DIRECTIONS:
Once the pictures are set aside, transcribe the remaining data exactly.

AVAILABLE DATA:
* begin *
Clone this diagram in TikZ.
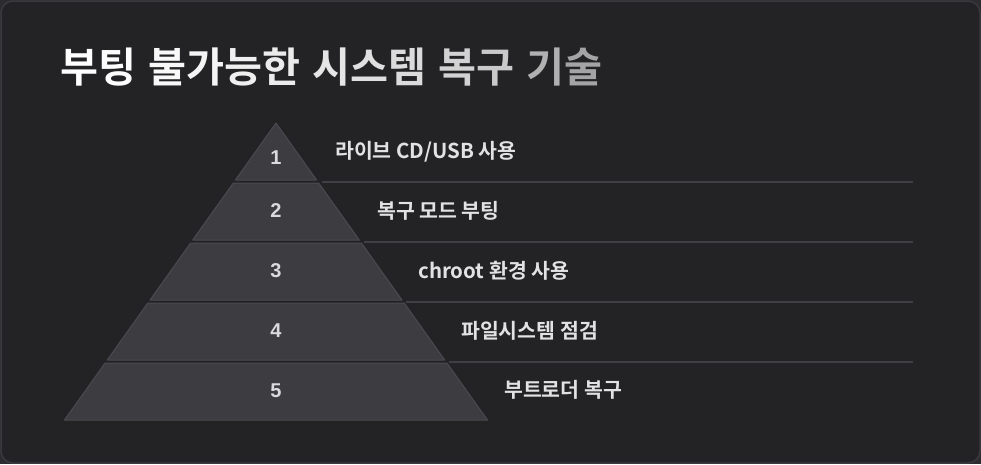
\documentclass[tikz,border=0pt]{standalone}
\usepackage{fontspec}
\setmainfont{Noto Sans CJK KR}[BoldFont={Noto Sans CJK KR Bold}]
\newfontfamily\numfont{Liberation Sans}
\definecolor{outerbg}{HTML}{2C2C2F}
\definecolor{panelbg}{HTML}{232326}
\definecolor{panelborder}{HTML}{3A3A3E}
\definecolor{layerfill}{HTML}{3C3C41}
\definecolor{layeredge}{HTML}{4A4A50}
\definecolor{sepline}{HTML}{404044}
\definecolor{labeltext}{HTML}{E2E2E4}
\definecolor{numtext}{HTML}{DADADC}
\definecolor{titleend}{HTML}{8E8E90}
\newcommand{\tc}[2]{\textcolor{white!#1!titleend}{#2}}
\newcommand{\tsp}{\hspace{12pt}}
\tikzset{
  layer/.style={fill=layerfill, draw=layeredge, line width=1pt, line join=round},
  sep/.style={draw=sepline, line width=2pt},
  num/.style={font=\numfont\bfseries\fontsize{20}{22}\selectfont, text=numtext, anchor=center},
  lab/.style={font=\bfseries\fontsize{20.5}{23}\selectfont, text=labeltext, anchor=west, inner sep=0pt},
  titlestyle/.style={font=\bfseries\fontsize{41.3}{46}\selectfont, anchor=west, inner sep=0pt}
}
\begin{document}
\begin{tikzpicture}[x=1pt,y=-1pt]
\useasboundingbox (0,0) rectangle (981,464);
\fill[outerbg] (0,0) rectangle (981,464);
\draw[fill=panelbg, draw=panelborder, line width=1.5pt, rounded corners=12pt] (1,1) rectangle (980,463);
% title
\node[titlestyle] (title) at (60,67) {\tc{100}{부}\tc{98}{팅}\tsp\tc{94}{불}\tc{90}{가}\tc{86}{능}\tc{82}{한}\tsp\tc{77}{시}\tc{72}{스}\tc{68}{템}\tsp\tc{60}{복}\tc{52}{구}\tsp\tc{30}{기}\tc{20}{술}};
% pyramid layers
\draw[layer] (276,123) -- (316.6,180) -- (235.4,180) -- cycle;
\draw[layer] (233.3,183) -- (318.7,183) -- (359.3,240) -- (192.7,240) -- cycle;
\draw[layer] (190.6,243) -- (361.4,243) -- (402,300) -- (150,300) -- cycle;
\draw[layer] (147.8,303) -- (404.2,303) -- (444.7,360) -- (107.3,360) -- cycle;
\draw[layer] (105.1,363) -- (446.9,363) -- (487.5,420) -- (64.5,420) -- cycle;
% numbers
\node[num] (n1) at (276,158) {1};
\node[num] (n2) at (276,211) {2};
\node[num] (n3) at (276,271) {3};
\node[num] (n4) at (276,331) {4};
\node[num] (n5) at (276,391) {5};
% separators
\coordinate (s1a) at (322,182); \coordinate (s1b) at (913,182);
\coordinate (s2a) at (364,242); \coordinate (s2b) at (913,242);
\coordinate (s3a) at (406,302); \coordinate (s3b) at (913,302);
\coordinate (s4a) at (449,362); \coordinate (s4b) at (913,362);
\draw[sep] (s1a) -- (s1b);
\draw[sep] (s2a) -- (s2b);
\draw[sep] (s3a) -- (s3b);
\draw[sep] (s4a) -- (s4b);
% labels
\node[lab] (l1) at (335,152) {라이브 CD/USB 사용};
\node[lab] (l2) at (377,211) {복구 모드 부팅};
\node[lab] (l3) at (418,271) {chroot 환경 사용};
\node[lab] (l4) at (461,331) {파일시스템 점검};
\node[lab] (l5) at (504,390) {부트로더 복구};
\end{tikzpicture}
\end{document}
* end *
CORRECT RESULT:
Clone this diagram in TikZ.
\documentclass[tikz,border=0pt]{standalone}
\usepackage{fontspec}
\setmainfont{Noto Sans CJK KR}[BoldFont={Noto Sans CJK KR Bold}]
\newfontfamily\numfont{Liberation Sans}
\definecolor{outerbg}{HTML}{2C2C2F}
\definecolor{panelbg}{HTML}{232326}
\definecolor{panelborder}{HTML}{3A3A3E}
\definecolor{layerfill}{HTML}{3C3C41}
\definecolor{layeredge}{HTML}{4A4A50}
\definecolor{sepline}{HTML}{404044}
\definecolor{labeltext}{HTML}{E2E2E4}
\definecolor{numtext}{HTML}{DADADC}
\definecolor{titleend}{HTML}{8E8E90}
\newcommand{\tc}[2]{\textcolor{white!#1!titleend}{#2}}
\newcommand{\tsp}{\hspace{12pt}}
\tikzset{
  layer/.style={fill=layerfill, draw=layeredge, line width=1pt, line join=round},
  sep/.style={draw=sepline, line width=2pt},
  num/.style={font=\numfont\bfseries\fontsize{20}{22}\selectfont, text=numtext, anchor=center},
  lab/.style={font=\bfseries\fontsize{20.5}{23}\selectfont, text=labeltext, anchor=west, inner sep=0pt},
  titlestyle/.style={font=\bfseries\fontsize{41.3}{46}\selectfont, anchor=west, inner sep=0pt}
}
\begin{document}
\begin{tikzpicture}[x=1pt,y=-1pt]
\useasboundingbox (0,0) rectangle (981,464);
\fill[outerbg] (0,0) rectangle (981,464);
\draw[fill=panelbg, draw=panelborder, line width=1.5pt, rounded corners=12pt] (1,1) rectangle (980,463);
% title
\node[titlestyle] (title) at (60,67) {\tc{100}{부}\tc{98}{팅}\tsp\tc{94}{불}\tc{90}{가}\tc{86}{능}\tc{82}{한}\tsp\tc{77}{시}\tc{72}{스}\tc{68}{템}\tsp\tc{60}{복}\tc{52}{구}\tsp\tc{30}{기}\tc{20}{술}};
% pyramid layers
\draw[layer] (276,123) -- (316.6,180) -- (235.4,180) -- cycle;
\draw[layer] (233.3,183) -- (318.7,183) -- (359.3,240) -- (192.7,240) -- cycle;
\draw[layer] (190.6,243) -- (361.4,243) -- (402,300) -- (150,300) -- cycle;
\draw[layer] (147.8,303) -- (404.2,303) -- (444.7,360) -- (107.3,360) -- cycle;
\draw[layer] (105.1,363) -- (446.9,363) -- (487.5,420) -- (64.5,420) -- cycle;
% numbers
\node[num] (n1) at (276,158) {1};
\node[num] (n2) at (276,211) {2};
\node[num] (n3) at (276,271) {3};
\node[num] (n4) at (276,331) {4};
\node[num] (n5) at (276,391) {5};
% separators
\coordinate (s1a) at (322,182); \coordinate (s1b) at (913,182);
\coordinate (s2a) at (364,242); \coordinate (s2b) at (913,242);
\coordinate (s3a) at (406,302); \coordinate (s3b) at (913,302);
\coordinate (s4a) at (449,362); \coordinate (s4b) at (913,362);
\draw[sep] (s1a) -- (s1b);
\draw[sep] (s2a) -- (s2b);
\draw[sep] (s3a) -- (s3b);
\draw[sep] (s4a) -- (s4b);
% labels
\node[lab] (l1) at (335,152) {라이브 CD/USB 사용};
\node[lab] (l2) at (377,211) {복구 모드 부팅};
\node[lab] (l3) at (418,271) {chroot 환경 사용};
\node[lab] (l4) at (461,331) {파일시스템 점검};
\node[lab] (l5) at (504,390) {부트로더 복구};
\end{tikzpicture}
\end{document}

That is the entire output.